There’s nothing terribly subtle about the way Bong explores these issues. Not that subtlety has much of a place in a picture like Snowpiercer. Absurdity and horror go hand in hand on this train. As ferocious as Mason is, Swinton laces her performance with a gleeful gusto and gets the movie’s biggest laughs. She’s something like a demonic mixture of Margaret Thatcher, Nurse Ratchet, and Joanna Lumley’s Patsy in Absolutely Fabulous. If you see this movie for no other reason, see it for Tilda Swinton.
Swinton’s performance is part of Bong’s acknowledgement of the absurdity of not only the premise of the movie (the perpetual motion engine of the train and its closed ecosystem would likely wither under careful scientific scrutiny), but the way we hold constructed social structures as sacrosanct. Just as nobles told serfs that God put them where they were and they should keep their place, Minister Mason tells the passengers in the back of the train the same. Much as factory owners said (and continue to say) working hard will be rewarded (when and with what they usually fail to specify), Snowpiercer’s third class passengers are told just the fact that Wilford allows them to continue living is their reward.

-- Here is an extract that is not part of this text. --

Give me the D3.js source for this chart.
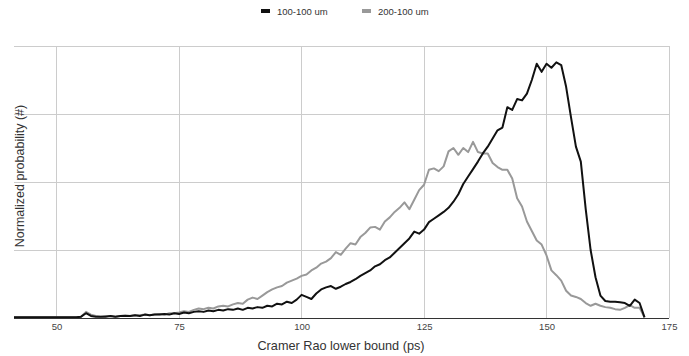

But life isn’t enough. Social structures that demand repression are dangerously shortsighted. There is nothing sacred about any social structure: they can be upended and, if things are bad enough, they usually are violently disturbed. Just have a chat with Louis XVI about that. And these violent uprisings threaten not just those sitting comfortably at the top, but everyone. If we want a functioning, healthy society, we have to include all voices, give everyone opportunities to flourish (rather than just live), and, above all, we need to respect one another.
Snowpiercer takes on these issues less elegantly than I would have liked, nearly battering us with its point, but it’s still far preferable to most of the action/adventure films out there. It also lacks any major surprises. I’m not talking about twists, but the entire trajectory of the movie essentially followed the path I assumed it would take. There was nothing there that I didn’t expect to see in some form with, that is, the exception of Tilda Swinton’s performance.
But these reservations shouldn’t hold anyone back from seeing Snowpiercer. When the movie ended I thought, “Well, that was fun, but I don’t need to see it again.” But as the days have passed I have been tempted to rewatch it, remembering moments I want to re-experience, like Alison Pill’s demented schoolteacher. It’s certainly one of the more memorable movies you’ll see this year. The anticipation has not been squandered.